I feel as though I'm watching one of those controlled, slow-motion car crashes. Only instead of a dummy, inside there are 87 GOP House freshmen who have no idea -- no idea at all -- what's about to happen to them.~ PETER ROBINSONI have been trying to avoid overexposure to the sausage factory known as The Greatest Deliberative Body In The Universe, aka the U.S. Congress, and the story of the moment, which is the sorry job House Speaker John Boehner is doing. Until now.
Boehner may be the worst House speaker since Tom Foley in the early 1990s and in an astonishingly short two months has made former Speaker Nancy Pelosi seem like a fricking genius, if not exactly on par with the great speakers of the mid-20th century -- Sam Reyburn, John McCormick and Tip O'Neill. (Sorry Carl Albert, you don't make the cut).
Boehner, he of the perpetual tan and on-cue tears, signed himself up for what he surely knew would be an impossible job: Leading his own party, which has a comfy 49 vote edge over the Democrats but has fractured every which way and chockablock with freshmen who owe him nothing, while trying to keep over-the-top campaign promises amidst a budgetary crisis that is all but unsolvable without making cuts in the programs that restive anti-big government voters nevertheless demands be spared.
Being a Republican these days is thinking you can have it both ways and never having to make tough decisions (as well as never having to say you're sorry), which puts Boehner in a difficult position: In order to get a budget compromise through the House that will pass the sniff test in the Senate, he almost certainly has to piss off members of his own party and appease Democrats, thereby undermining his already shaky credibility.
The alternatives are not pretty: Shut down government or hand over his gavel to Michele Bachmann, who inexplicably was snubbed for any and all leadership positions despite her sound thinking and fiscal acumen.
House Speaker Newt "Patriotic Stiffy" Gingrich and his fellow Republicans found to their chagrin that the government shutdown they engineered in late 1995 during a not dissimilar fiscal crisis did not play well in Peoria, where people were discomfited when their Social Security, veteran disability and other checks stopped coming, nor up Pennsylvania Avenue at the White House, where Gingrich got played like a cheap violin by Bill Clinton.
Boehner probably should be less concerned about Barack Obama, but he must wonder what Bachmann's heel marks would look like on his forehead.

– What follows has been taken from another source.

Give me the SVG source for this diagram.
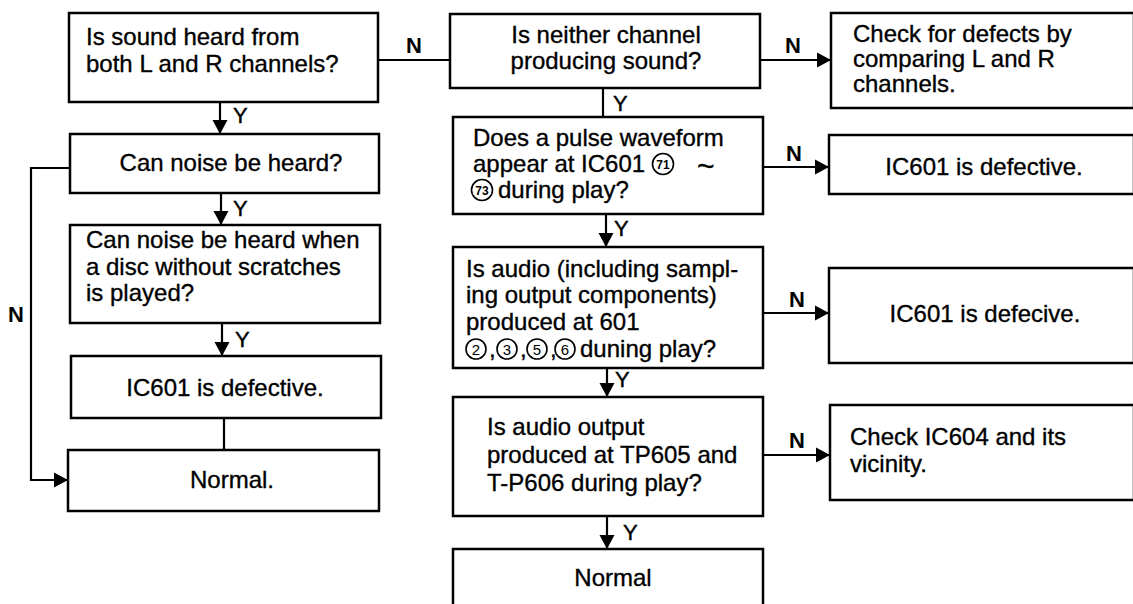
<svg xmlns="http://www.w3.org/2000/svg" width="1133" height="604" viewBox="0 0 1133 604">
<style>
.box{fill:#fff;stroke:#000;stroke-width:2.5}
.t{font-family:"Liberation Sans",Arial,sans-serif;font-size:24px;fill:#000;stroke:#000;stroke-width:0.35}
.c{text-anchor:middle}
.lbl{font-family:"Liberation Sans",Arial,sans-serif;font-size:22px;fill:#000;stroke:#000;stroke-width:0.4}
.n{font-weight:bold;stroke-width:0}
.ln{fill:none;stroke:#000;stroke-width:2.2}
.cir{fill:none;stroke:#000;stroke-width:1.6}
.cn{font-family:"Liberation Sans",Arial,sans-serif;font-size:12px;font-weight:bold;text-anchor:middle;fill:#000}
.cd{font-family:"Liberation Sans",Arial,sans-serif;font-size:15px;text-anchor:middle;fill:#000}
</style>
<defs>
<marker id="ah" markerUnits="userSpaceOnUse" markerWidth="16" markerHeight="16" refX="14" refY="8" orient="auto">
<path d="M0,0.5 L14,8 L0,15.5 Z" fill="#000"/>
</marker>
</defs>
<rect width="1133" height="604" fill="#fff"/>

<g id="connectors">
<path class="ln" d="M220,102 V134" marker-end="url(#ah)"/>
<path class="ln" d="M221,193 V225" marker-end="url(#ah)"/>
<path class="ln" d="M222,323 V356" marker-end="url(#ah)"/>
<path class="ln" d="M224,418 V450"/>
<path class="ln" d="M70,168 H31 V480 H68" marker-end="url(#ah)"/>
<path class="ln" d="M378,60 H450"/>
<path class="ln" d="M603,88 V117"/>
<path class="ln" d="M606,214 V247" marker-end="url(#ah)"/>
<path class="ln" d="M607,368 V397" marker-end="url(#ah)"/>
<path class="ln" d="M607,516 V549" marker-end="url(#ah)"/>
<path class="ln" d="M760,60 H831" marker-end="url(#ah)"/>
<path class="ln" d="M763,167 H829" marker-end="url(#ah)"/>
<path class="ln" d="M763,313 H829" marker-end="url(#ah)"/>
<path class="ln" d="M763,455 H830" marker-end="url(#ah)"/>
<text class="lbl" x="233" y="123">Y</text>
<text class="lbl" x="233" y="216">Y</text>
<text class="lbl" x="235" y="347">Y</text>
<text class="lbl n" x="8" y="322">N</text>
<text class="lbl n" x="406" y="53">N</text>
<text class="lbl" x="613" y="111">Y</text>
<text class="lbl" x="614" y="236">Y</text>
<text class="lbl" x="615" y="387">Y</text>
<text class="lbl" x="623" y="540">Y</text>
<text class="lbl n" x="785" y="53">N</text>
<text class="lbl n" x="786" y="161">N</text>
<text class="lbl n" x="789" y="307">N</text>
<text class="lbl n" x="789" y="448">N</text>
</g>

<g id="n1">
<rect class="box" x="69" y="13" width="309" height="89"/>
<text class="t" x="86" y="45">Is sound heard from</text>
<text class="t" x="86" y="72">both L and R channels?</text>
</g>
<g id="n2">
<rect class="box" x="70" y="134" width="309" height="59"/>
<text class="t c" x="231" y="171">Can noise be heard?</text>
</g>
<g id="n3">
<rect class="box" x="70" y="225" width="310" height="98"/>
<text class="t" x="86" y="248">Can noise be heard when</text>
<text class="t" x="86" y="275">a disc without scratches</text>
<text class="t" x="86" y="301">is played?</text>
</g>
<g id="n4">
<rect class="box" x="71" y="356" width="310" height="62"/>
<text class="t c" x="225" y="396">IC601 is defective.</text>
</g>
<g id="n5">
<rect class="box" x="68" y="450" width="311" height="61"/>
<text class="t c" x="232" y="488">Normal.</text>
</g>

<g id="n6">
<rect class="box" x="450" y="14" width="310" height="74"/>
<text class="t c" x="606" y="43">Is neither channel</text>
<text class="t c" x="606" y="69">producing sound?</text>
</g>
<g id="n7">
<rect class="box" x="453" y="117" width="310" height="97"/>
<text class="t" x="473" y="146">Does a pulse waveform</text>
<text class="t" x="473" y="172">appear at IC601</text>
<circle class="cir" cx="663" cy="164" r="10.5"/>
<text class="cn" x="663" y="168.5">71</text>
<text class="t" x="697" y="176" style="font-size:30px">~</text>
<circle class="cir" cx="482" cy="190" r="10.5"/>
<text class="cn" x="482" y="194.5">73</text>
<text class="t" x="498" y="198">during play?</text>
</g>
<g id="n8">
<rect class="box" x="453" y="247" width="310" height="121"/>
<text class="t" x="466" y="277">Is audio (including sampl-</text>
<text class="t" x="466" y="303">ing output components)</text>
<text class="t" x="466" y="330">produced at 601</text>
<circle class="cir" cx="476" cy="349" r="10"/>
<text class="cd" x="476" y="354.5">2</text>
<text class="t" x="489" y="357">,</text>
<circle class="cir" cx="507" cy="349" r="10"/>
<text class="cd" x="507" y="354.5">3</text>
<text class="t" x="520" y="357">,</text>
<circle class="cir" cx="537" cy="349" r="10"/>
<text class="cd" x="537" y="354.5">5</text>
<text class="t" x="550" y="357">,</text>
<circle class="cir" cx="565" cy="349" r="10"/>
<text class="cd" x="565" y="354.5">6</text>
<text class="t" x="580" y="357">duning play?</text>
</g>
<g id="n9">
<rect class="box" x="453" y="397" width="310" height="119"/>
<text class="t" x="487" y="435">Is audio output</text>
<text class="t" x="487" y="463">produced at TP605 and</text>
<text class="t" x="487" y="491">T-P606 during play?</text>
</g>
<g id="n10">
<rect class="box" x="453" y="549" width="310" height="70"/>
<text class="t c" x="613" y="586">Normal</text>
</g>

<g id="r1">
<rect class="box" x="831" y="13" width="303" height="95"/>
<text class="t" x="853" y="42">Check for defects by</text>
<text class="t" x="853" y="67">comparing L and R</text>
<text class="t" x="853" y="92">channels.</text>
</g>
<g id="r2">
<rect class="box" x="829" y="135" width="305" height="59"/>
<text class="t c" x="984" y="175">IC601 is defective.</text>
</g>
<g id="r3">
<rect class="box" x="829" y="268" width="305" height="95"/>
<text class="t c" x="985" y="322">IC601 is defecive.</text>
</g>
<g id="r4">
<rect class="box" x="830" y="405" width="304" height="95"/>
<text class="t" x="850" y="445">Check IC604 and its</text>
<text class="t" x="850" y="472">vicinity.</text>
</g>
</svg>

This is because Boehner, in what most parliamentarians would call wise but Republicans would call despicable, has broken the First Republican Commandment -- Thou Shalt Not Negotiate With the Opposition -- and is in behind-the-scenes talks with moderate House Democrats to trim $30 billion from the sails of the ship of state. (While I'm iffy at math, that falls $70 billion short of what Boehner promised on the rubber chicken circuit and 31 billion short of what is being demanded by those feckless freshman Republicans.)
Boehner probably will keep his speakership, but don't be surprised if he takes to wearing big hats to cover up those heel marks.